Mi recordada Abuela ni mi adorada Tía conocieron el mar por causa de ser pobres, responsables y vivir tierra adentro.[1].
Generalmente, la industria del turismo de cualquier país se dirige a la captación de divisas, lo que no excluiría al turismo endógeno, salvo que, por baratos que sean los servicios al cliente, en principio no son para los asalariados de salario mínimo, ni para los padres que suelen fungir como sostén de familia ya que para estos el tiempo de todos los días les resulta chiquito[2].
Efectivamente, a las pobres amas y amos de casa no les sale vacaciones, ni días feriados aunque disfruten de la remuneración correspondiente. Sus rentas han sido y lo siguen siendo las de los marginados del obreraje industrial burgués. Cuando mejoran sus ingresos es porque los precios de la cesta básica así se los imponen e inducen.

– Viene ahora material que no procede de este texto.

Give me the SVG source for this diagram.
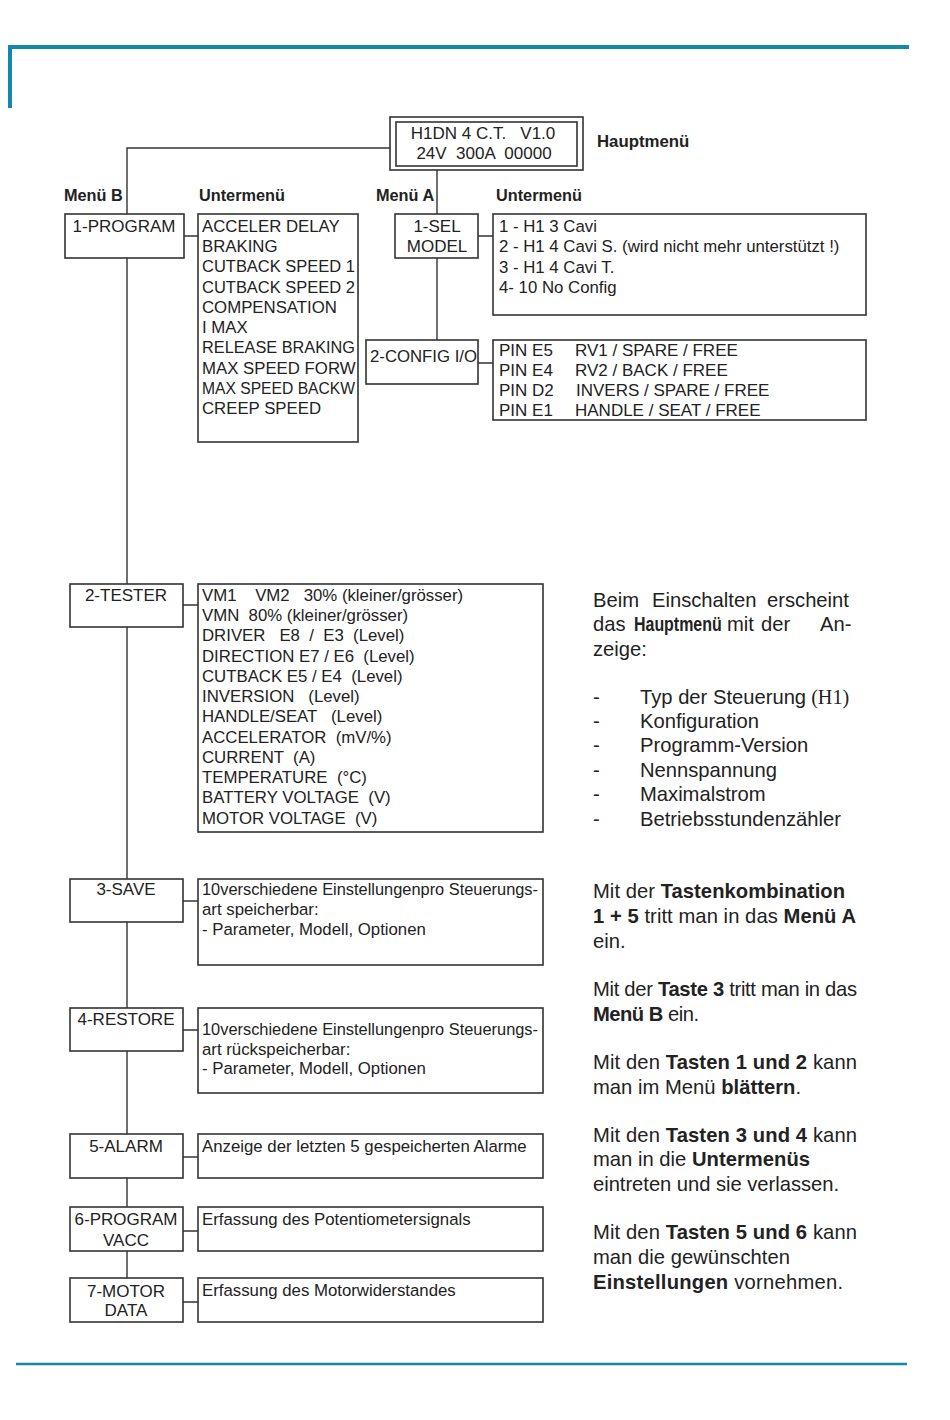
<svg xmlns="http://www.w3.org/2000/svg" width="950" height="1420" viewBox="0 0 950 1420">
<style>
text{font-family:"Liberation Sans",Arial,sans-serif;fill:#222;white-space:pre}
.b{font-size:16.8px}
.k{font-size:17px}
.h{font-size:16.3px;font-weight:bold}
.r{font-size:20.2px}
.bo{font-weight:bold}
.c{text-anchor:middle}
.box{fill:#fff;stroke:#333;stroke-width:1.6}
.ln{stroke:#333;stroke-width:1.4;fill:none}
.rule{stroke:#1488a8;fill:none}
</style>
<rect width="950" height="1420" fill="#fff"/>
<g id="frame">
<path class="rule" stroke-width="4" d="M10 108V47H909"/>
<path class="rule" stroke-width="2.5" d="M16 1364H907"/>
</g>
<g id="connectors">
<path class="ln" d="M390 148H127V1278"/>
<path class="ln" d="M437 170V340"/>
<path class="ln" d="M184 236H198M478 236H493M478 363H493M183 605H198M183 901H198M183 1030H198M183 1157H198M183 1231H198M183 1302H198"/>
</g>
<g id="labels">
<text class="h" x="64" y="201">Menü B</text>
<text class="h" x="199" y="201">Untermenü</text>
<text class="h" x="376" y="201">Menü A</text>
<text class="h" x="496" y="201">Untermenü</text>
<text class="h" x="597" y="147" style="font-size:16.8px">Hauptmenü</text>
</g>
<g id="main">
<rect class="box" x="390" y="117" width="193" height="53"/>
<rect class="box" x="396" y="122" width="181" height="44"/>
<text class="k c" x="483" y="139">H1DN 4 C.T.   V1.0</text>
<text class="k c" x="484" y="159">24V  300A  00000</text>
</g>
<g id="program">
<rect class="box" x="65" y="214" width="119" height="44"/>
<text class="k c" x="124" y="232">1-PROGRAM</text>
</g>
<g id="program-sub">
<rect class="box" x="198" y="214" width="160" height="228"/>
<text class="b" x="202" y="232">ACCELER DELAY</text>
<text class="b" x="202" y="252">BRAKING</text>
<text class="b" x="202" y="272" textLength="153" lengthAdjust="spacingAndGlyphs">CUTBACK SPEED 1</text>
<text class="b" x="202" y="293" textLength="153" lengthAdjust="spacingAndGlyphs">CUTBACK SPEED 2</text>
<text class="b" x="202" y="313">COMPENSATION</text>
<text class="b" x="202" y="333">I MAX</text>
<text class="b" x="202" y="353" textLength="153" lengthAdjust="spacingAndGlyphs">RELEASE BRAKING</text>
<text class="b" x="202" y="374">MAX SPEED FORW</text>
<text class="b" x="202" y="394" textLength="153" lengthAdjust="spacingAndGlyphs">MAX SPEED BACKW</text>
<text class="b" x="202" y="414">CREEP SPEED</text>
</g>
<g id="selmodel">
<rect class="box" x="395" y="214" width="83" height="44"/>
<text class="k c" x="437" y="232">1-SEL</text>
<text class="k c" x="437" y="252">MODEL</text>
</g>
<g id="selmodel-sub">
<rect class="box" x="493" y="214" width="373" height="101"/>
<text class="b" x="499" y="232">1 - H1 3 Cavi</text>
<text class="b" x="499" y="252">2 - H1 4 Cavi S. (wird nicht mehr unterstützt !)</text>
<text class="b" x="499" y="273">3 - H1 4 Cavi T.</text>
<text class="b" x="499" y="293">4- 10 No Config</text>
</g>
<g id="config">
<rect class="box" x="366" y="340" width="112" height="44"/>
<text class="k" x="370" y="362" textLength="107" lengthAdjust="spacingAndGlyphs">2-CONFIG I/O</text>
</g>
<g id="config-sub">
<rect class="box" x="493" y="340" width="373" height="80"/>
<text class="k" x="499" y="356">PIN E5</text><text class="k" x="575" y="356">RV1 / SPARE / FREE</text>
<text class="k" x="499" y="376">PIN E4</text><text class="k" x="575" y="376">RV2 / BACK / FREE</text>
<text class="k" x="499" y="396">PIN D2</text><text class="k" x="576" y="396">INVERS / SPARE / FREE</text>
<text class="k" x="499" y="416">PIN E1</text><text class="k" x="575" y="416">HANDLE / SEAT / FREE</text>
</g>
<g id="tester">
<rect class="box" x="70" y="584" width="113" height="43"/>
<text class="k c" x="126" y="601">2-TESTER</text>
</g>
<g id="tester-sub">
<rect class="box" x="198" y="584" width="345" height="248"/>
<text class="b" x="202" y="601">VM1    VM2   30% (kleiner/grösser)</text>
<text class="b" x="202" y="621">VMN  80% (kleiner/grösser)</text>
<text class="b" x="202" y="641">DRIVER   E8  /  E3  (Level)</text>
<text class="b" x="202" y="662">DIRECTION E7 / E6  (Level)</text>
<text class="b" x="202" y="682">CUTBACK E5 / E4  (Level)</text>
<text class="b" x="202" y="702">INVERSION   (Level)</text>
<text class="b" x="202" y="722">HANDLE/SEAT   (Level)</text>
<text class="b" x="202" y="743">ACCELERATOR  (mV/%)</text>
<text class="b" x="202" y="763">CURRENT  (A)</text>
<text class="b" x="202" y="783">TEMPERATURE  (°C)</text>
<text class="b" x="202" y="803">BATTERY VOLTAGE  (V)</text>
<text class="b" x="202" y="824">MOTOR VOLTAGE  (V)</text>
</g>
<g id="save">
<rect class="box" x="70" y="879" width="113" height="43"/>
<text class="k c" x="126" y="895">3-SAVE</text>
</g>
<g id="save-sub">
<rect class="box" x="198" y="879" width="345" height="86"/>
<text class="b" x="202" y="895" textLength="336" lengthAdjust="spacingAndGlyphs">10verschiedene Einstellungenpro Steuerungs-</text>
<text class="b" x="202" y="915">art speicherbar:</text>
<text class="b" x="202" y="935">- Parameter, Modell, Optionen</text>
</g>
<g id="restore">
<rect class="box" x="70" y="1008" width="113" height="43"/>
<text class="k c" x="126" y="1025">4-RESTORE</text>
</g>
<g id="restore-sub">
<rect class="box" x="198" y="1008" width="345" height="85"/>
<text class="b" x="202" y="1035" textLength="336" lengthAdjust="spacingAndGlyphs">10verschiedene Einstellungenpro Steuerungs-</text>
<text class="b" x="202" y="1055">art rückspeicherbar:</text>
<text class="b" x="202" y="1074">- Parameter, Modell, Optionen</text>
</g>
<g id="alarm">
<rect class="box" x="70" y="1134" width="113" height="44"/>
<text class="k c" x="126" y="1152">5-ALARM</text>
</g>
<g id="alarm-sub">
<rect class="box" x="198" y="1134" width="345" height="44"/>
<text class="b" x="202" y="1152">Anzeige der letzten 5 gespeicherten Alarme</text>
</g>
<g id="vacc">
<rect class="box" x="70" y="1207" width="113" height="44"/>
<text class="k c" x="126" y="1225">6-PROGRAM</text>
<text class="k c" x="126" y="1246">VACC</text>
</g>
<g id="vacc-sub">
<rect class="box" x="198" y="1207" width="345" height="44"/>
<text class="b" x="202" y="1225">Erfassung des Potentiometersignals</text>
</g>
<g id="motor">
<rect class="box" x="70" y="1278" width="113" height="44"/>
<text class="k c" x="126" y="1297">7-MOTOR</text>
<text class="k c" x="126" y="1316">DATA</text>
</g>
<g id="motor-sub">
<rect class="box" x="198" y="1278" width="345" height="44"/>
<text class="b" x="202" y="1296">Erfassung des Motorwiderstandes</text>
</g>
<g id="notes">
<text class="r" y="607"><tspan x="593">Beim</tspan><tspan x="652">Einschalten</tspan><tspan x="767">erscheint</tspan></text>
<text class="r" x="593" y="631">das</text>
<text class="r bo" transform="translate(634 631) scale(0.79 1)">Hauptmenü</text>
<text class="r" x="727" y="631">mit</text>
<text class="r" x="761" y="631">der</text>
<text class="r" x="820" y="631">An-</text>
<text class="r" x="593" y="656">zeige:</text>
<text class="r" x="593" y="704">-</text><text class="r" x="640" y="704">Typ der Steuerung<tspan style="font-family:'Liberation Serif',serif"> (H1)</tspan></text>
<text class="r" x="593" y="728">-</text><text class="r" x="640" y="728">Konfiguration</text>
<text class="r" x="593" y="752">-</text><text class="r" x="640" y="752">Programm-Version</text>
<text class="r" x="593" y="777">-</text><text class="r" x="640" y="777">Nennspannung</text>
<text class="r" x="593" y="801">-</text><text class="r" x="640" y="801">Maximalstrom</text>
<text class="r" x="593" y="826">-</text><text class="r" x="640" y="826">Betriebsstundenzähler</text>
<text class="r" x="593" y="898" textLength="252" lengthAdjust="spacing">Mit der <tspan class="bo">Tastenkombination</tspan></text>
<text class="r" x="593" y="923" textLength="263" lengthAdjust="spacing"><tspan class="bo">1 + 5</tspan> tritt man in das <tspan class="bo">Menü A</tspan></text>
<text class="r" x="593" y="948">ein.</text>
<text class="r" x="593" y="996" textLength="264" lengthAdjust="spacing">Mit der <tspan class="bo">Taste 3</tspan> tritt man in das</text>
<text class="r" x="593" y="1021" textLength="106" lengthAdjust="spacing"><tspan class="bo">Menü B</tspan> ein.</text>
<text class="r" x="593" y="1069" textLength="264" lengthAdjust="spacing">Mit den <tspan class="bo">Tasten 1 und 2</tspan> kann</text>
<text class="r" x="593" y="1094" textLength="208" lengthAdjust="spacing">man im Menü <tspan class="bo">blättern</tspan>.</text>
<text class="r" x="593" y="1142" textLength="264" lengthAdjust="spacing">Mit den <tspan class="bo">Tasten 3 und 4</tspan> kann</text>
<text class="r" x="593" y="1166" textLength="217" lengthAdjust="spacing">man in die <tspan class="bo">Untermenüs</tspan></text>
<text class="r" x="593" y="1191" textLength="246" lengthAdjust="spacing">eintreten und sie verlassen.</text>
<text class="r" x="593" y="1239" textLength="264" lengthAdjust="spacing">Mit den <tspan class="bo">Tasten 5 und 6</tspan> kann</text>
<text class="r" x="593" y="1264" textLength="197" lengthAdjust="spacing">man die gewünschten</text>
<text class="r" x="593" y="1289" textLength="250" lengthAdjust="spacing"><tspan class="bo">Einstellungen</tspan> vornehmen.</text>
</g>
</svg>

Ya lo dije de entrada: mis queridas Abuela y Tía maternas no conocieron el mar. Sólo mi recordada Mamá pudo extasiarse con manifiesto asombro cuando lo vio por primera vez ya cercana a sus 50 años. Nos dirigíamos hacia Puerto Cabello; fue a la altura de la curva de El Palito cuando miró a su izquierda y aquella inmensa alfombra azulada y vibrátil la sorprendió profundamente, con suspiros y todo, y exclamó con encendida voz y alargadas palabras: ¡Este es el mar…!
Es que por ahora el turismo es un bien suntuario y nada más.
[1] Infiérase que a los pobres porteños tampoco se les hace fácil conocer nuestros encantadores llanos apureños, por ejemplo.
[2] Cuando a Margarita y Paraguaná los declararon puertos libres, los pobres que la visitaban eran de todo menos turistas: mayormente, no pasaron de ser improvisados o formales comerciantes en búsquedas de algunos ingresos extras.